Vincent J. Curtis
10 Dec 20
RE: McMaster Failing Survivors of Sexual Assault. Hamilton Spectator of today.
The story which appeared on page 1 is an intellectual fraud. It ought to have been labelled an opinion piece, but wasn’t. The most obvious example of its prejudiced nature is its use of the word ‘survivor’ as in ‘sexual assault survivor’ when the word ‘accuser’ is the accurate term. Until a conviction in court is obtained or some other objective way of assessing truth is employed, an accuser cannot be objectively called a survivor. That favored expression ‘rape culture’ is employed when rape is almost never the accusation; sexual assault, or sexual violence are. Finally, the author proceeds without a proper understanding of what a moral agent is.
I don’t know why McMaster University as an institution is being singled out for blame for the existence of the alleged ‘rape culture’ on campus, but it was. The enforcement of criminal law, which is what ‘rape’ and ‘sexual assault’ call for, is not the job of the University; it is a police matter. If a member of the faculty has committed a crime, such as fraud or shoplifting, that crime is not the doing of the University as an institution, for the faculty member was not acting as an agent of the University in the course of committing that crime.
It is mysterious when the author writes: “…the university’s handling of their own sexual violence complaints failed to get them justice and left them feeling silenced, their concerns dismissed.” What ‘justice’ was being sought? Why didn’t the alleged victim go to the police? How serious were these accusations, really? The story is a joke.
The story is also an indictment of progressivism itself. Since the rise of feminism and the sexual revolution in the 1960s – which saw the end of segregation by sex of university dormitories – it was beaten into men that they can’t touch. This is the third generation of Canadian students inculcated with the “no touch” rule. So, how could a “rape culture” even arise in the face of political correctness and progressivism? Has sexual libertinage been combined with a Victorian sense of morality in today’s progressivism?

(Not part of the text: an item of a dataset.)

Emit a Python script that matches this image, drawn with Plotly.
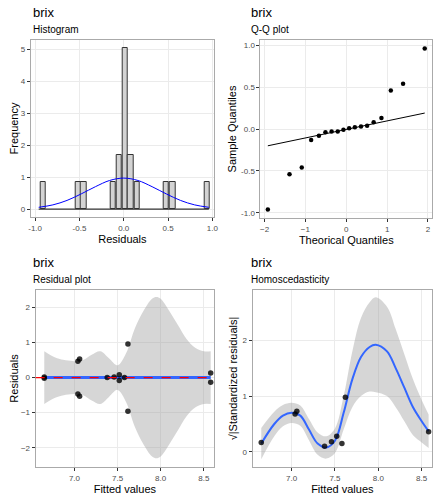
import plotly.graph_objects as go
from plotly.subplots import make_subplots

# histogram
hist_x = [-0.91, -0.51, -0.45, -0.12, -0.05, 0.017, 0.08, 0.15, 0.48, 0.55, 0.94]
hist_y = [0.85, 0.85, 0.85, 0.85, 1.7, 5.05, 1.7, 0.85, 0.85, 0.85, 0.85]
hist_base_x = [-0.96, 0.96]
hist_base_y = [0, 0]
norm_x = [-0.96, -0.8, -0.64, -0.48, -0.32, -0.16, 0, 0.16, 0.32, 0.48, 0.64, 0.8, 0.96]
norm_y = [0.054, 0.13, 0.27, 0.475, 0.70, 0.895, 0.97, 0.895, 0.70, 0.475, 0.27, 0.13, 0.054]

# q-q
qq_theo = [-1.92, -1.39, -1.09, -0.86, -0.67, -0.51, -0.36, -0.21, -0.07,
           0.07, 0.21, 0.36, 0.51, 0.67, 0.86, 1.09, 1.39, 1.92]
qq_samp = [-0.96, -0.54, -0.46, -0.13, -0.08, -0.04, -0.03, -0.03, -0.01,
           0.01, 0.02, 0.03, 0.04, 0.08, 0.13, 0.46, 0.54, 0.96]
qq_line_x = [-1.92, 1.92]
qq_line_y = [-0.2, 0.19]

# residuals
fitted = [6.65, 6.65, 7.04, 7.04, 7.06, 7.06, 7.38, 7.46, 7.52, 7.52, 7.58, 7.62, 7.62, 8.58, 8.58]
resid = [0.02, -0.02, 0.47, -0.47, 0.53, -0.53, 0.0, 0.02, 0.08, -0.08, 0.0, 0.96, -0.96, 0.13, -0.13]
band_x = [6.65, 6.8, 7.0, 7.1, 7.2, 7.3, 7.4, 7.5, 7.6, 7.7, 7.8, 7.9, 7.95, 8.0, 8.1, 8.2, 8.3, 8.4, 8.5, 8.58]
band_up = [0.75, 0.55, 0.47, 0.5, 0.65, 0.75, 0.55, 0.35, 0.7, 1.4, 1.9, 2.25, 2.3, 2.25, 1.9, 1.5, 1.1, 0.85, 0.75, 0.75]
band_lo = [-v for v in band_up]
res_line_x = [6.65, 8.58]
res_line_y = [0, 0]

# homoscedasticity
hom_fit = [6.65, 7.04, 7.06, 7.38, 7.46, 7.52, 7.58, 7.62, 8.58]
hom_y = [0.17, 0.68, 0.73, 0.1, 0.18, 0.28, 0.15, 0.98, 0.36]
sm_x = [6.65, 6.8, 6.9, 7.0, 7.1, 7.2, 7.3, 7.4, 7.5, 7.6, 7.7, 7.8, 7.9, 7.97, 8.1, 8.2, 8.3, 8.4, 8.5, 8.58]
sm_y = [0.15, 0.5, 0.65, 0.7, 0.65, 0.4, 0.15, 0.08, 0.2, 0.7, 1.3, 1.7, 1.88, 1.92, 1.8, 1.5, 1.15, 0.8, 0.55, 0.37]
sm_hw = [0.28, 0.22, 0.19, 0.18, 0.18, 0.19, 0.2, 0.2, 0.22, 0.3, 0.5, 0.7, 0.8, 0.85, 0.8, 0.7, 0.6, 0.5, 0.38, 0.3]
sm_up = [a + b for a, b in zip(sm_y, sm_hw)]
sm_lo = [a - b for a, b in zip(sm_y, sm_hw)]

fig = make_subplots(rows=2, cols=2)

fig.add_trace(go.Bar(x=hist_x, y=hist_y, width=0.064, marker=dict(color="#d3d3d3", line=dict(color="#333333", width=1))), 1, 1)
fig.add_trace(go.Scatter(x=hist_base_x, y=hist_base_y, mode="lines", line=dict(color="#333333", width=1.2)), 1, 1)
fig.add_trace(go.Scatter(x=norm_x, y=norm_y, mode="lines", line=dict(color="blue", width=1, shape="spline")), 1, 1)

fig.add_trace(go.Scatter(x=qq_line_x, y=qq_line_y, mode="lines", line=dict(color="black", width=1)), 1, 2)
fig.add_trace(go.Scatter(x=qq_theo, y=qq_samp, mode="markers", marker=dict(color="black", size=4.5)), 1, 2)

fig.add_trace(go.Scatter(x=band_x, y=band_up, mode="lines", line=dict(width=0, shape="spline")), 2, 1)
fig.add_trace(go.Scatter(x=band_x, y=band_lo, mode="lines", fill="tonexty", fillcolor="rgba(153,153,153,0.4)", line=dict(width=0, shape="spline")), 2, 1)
fig.add_trace(go.Scatter(x=res_line_x, y=res_line_y, mode="lines", line=dict(color="#3366FF", width=3)), 2, 1)
fig.add_trace(go.Scatter(x=fitted, y=resid, mode="markers", marker=dict(color="black", size=5.5, opacity=0.8)), 2, 1)
fig.add_hline(y=0, line=dict(color="red", dash="dash", width=1.2), row=2, col=1)

fig.add_trace(go.Scatter(x=sm_x, y=sm_up, mode="lines", line=dict(width=0, shape="spline")), 2, 2)
fig.add_trace(go.Scatter(x=sm_x, y=sm_lo, mode="lines", fill="tonexty", fillcolor="rgba(153,153,153,0.4)", line=dict(width=0, shape="spline")), 2, 2)
fig.add_trace(go.Scatter(x=sm_x, y=sm_y, mode="lines", line=dict(color="#3366FF", width=2, shape="spline")), 2, 2)
fig.add_trace(go.Scatter(x=hom_fit, y=hom_y, mode="markers", marker=dict(color="black", size=5.5, opacity=0.8)), 2, 2)

# page has an 8px body margin, so work in shifted coordinates
OFF = 8
W, H = 442 - OFF, 500 - OFF
boxes = [(29, 215, 40, 217), (262, 436, 40, 218), (34, 215, 290, 467), (254, 436, 290, 467)]
axcfg = [
    dict(xr=[-1.05, 1.02], yr=[-0.25, 5.3], xt=[-1, -0.5, 0, 0.5, 1], xtt=["-1.0", "-0.5", "0.0", "0.5", "1.0"], yt=[0, 1, 2, 3, 4, 5], ytt=None,
         xl="Residuals", yl="Frequency", sub="Histogram"),
    dict(xr=[-2.1, 2.1], yr=[-1.06, 1.06], xt=[-2, -1, 0, 1, 2], xtt=None, yt=[-1, -0.5, 0, 0.5, 1], ytt=["-1.0", "-0.5", "0.0", "0.5", "1.0"],
         xl="Theorical Quantiles", yl="Sample Quantiles", sub="Q-Q plot"),
    dict(xr=[6.55, 8.62], yr=[-2.55, 2.5], xt=[7, 7.5, 8, 8.5], xtt=["7.0", "7.5", "8.0", "8.5"], yt=[-2, -1, 0, 1, 2], ytt=None,
         xl="Fitted values", yl="Residuals", sub="Residual plot"),
    dict(xr=[6.55, 8.62], yr=[-0.27, 2.9], xt=[7, 7.5, 8, 8.5], xtt=["7.0", "7.5", "8.0", "8.5"], yt=[0, 1, 2], ytt=None,
         xl="Fitted values", yl="√|Standardized residuals|", sub="Homoscedasticity"),
]
for i, ((x0, x1, y0, y1), c) in enumerate(zip(boxes, axcfg)):
    x0, x1, y0, y1 = x0 - OFF, x1 - OFF, y0 - OFF, y1 - OFF
    n = "" if i == 0 else str(i + 1)
    common = dict(showgrid=True, gridcolor="#ebebeb", showline=True, mirror=True, linecolor="#aaaaaa",
                  ticks="outside", ticklen=3, tickcolor="#333333", tickfont=dict(size=8, color="#4d4d4d"),
                  zeroline=False, title_font=dict(size=11, color="black"), title_standoff=2)
    fig.layout["xaxis" + n].update(domain=[x0 / W, x1 / W], range=c["xr"], tickvals=c["xt"], ticktext=c["xtt"], title_text=c["xl"], **common)
    fig.layout["yaxis" + n].update(domain=[1 - y1 / H, 1 - y0 / H], range=c["yr"], tickvals=c["yt"], ticktext=c["ytt"], title_text=c["yl"], **common)
    tx = (29 if i % 2 == 0 else 250) - OFF
    ty = (12 if i < 2 else 262) - OFF
    fig.add_annotation(text="brix", x=tx / W, y=1 - ty / H, xref="paper", yref="paper", xanchor="left", yanchor="middle",
                       showarrow=False, font=dict(size=13, color="black"))
    fig.add_annotation(text=c["sub"], x=tx / W, y=1 - (ty + 17) / H, xref="paper", yref="paper", xanchor="left", yanchor="middle",
                       showarrow=False, font=dict(size=10, color="black"))

fig.update_layout(width=W, height=H, margin=dict(l=0, r=0, t=0, b=0), showlegend=False,
                  plot_bgcolor="white", paper_bgcolor="white", bargap=0,
                  font=dict(family="Liberation Sans, Arial, sans-serif"))
fig.write_html("out.html")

Let’s not forget that university campuses in Canada are well populated with people from other, non-European cultures, such as from Arab and African states. They may not get the “no touch” rule. Are these the source of the sexual assaults and sexual violence? If so, that would be a condemnation of the progressive idea that all other cultures are superior to the western one. The cultural and racial aspect of the “rape culture” went undiscussed in the article. Is it simply that white girls don’t like being bothered by men from other races and cultures but won’t go so far as to expose themselves to accusations of racism? Are girls from other cultures and races proportionately represented among the “survivors”? It went unstated in the article.
It may well be that exploration of this aspect of the matter could prove embarrassing to the thesis of progressivism that the institution is at fault and that other cultures are superior. An institution being at fault excuses the actual perpetrators of moral blame in the same way that the zoo is morally to blame if it lets its animals out and they create havoc.
What is surpassingly strange is the progressivist assertion of rape culture etc. in the face of fifty years of inculcation against it. Sexual liberation of women and libertinage does not mean what it appears to imply. The moral blame is assigned to the highest authority possible, as in the countless examples of conservative leaders being blamed for the sayings and doings of their followers.
All this conduces to show the intellectual bankruptcy of progressivism, but you already knew that.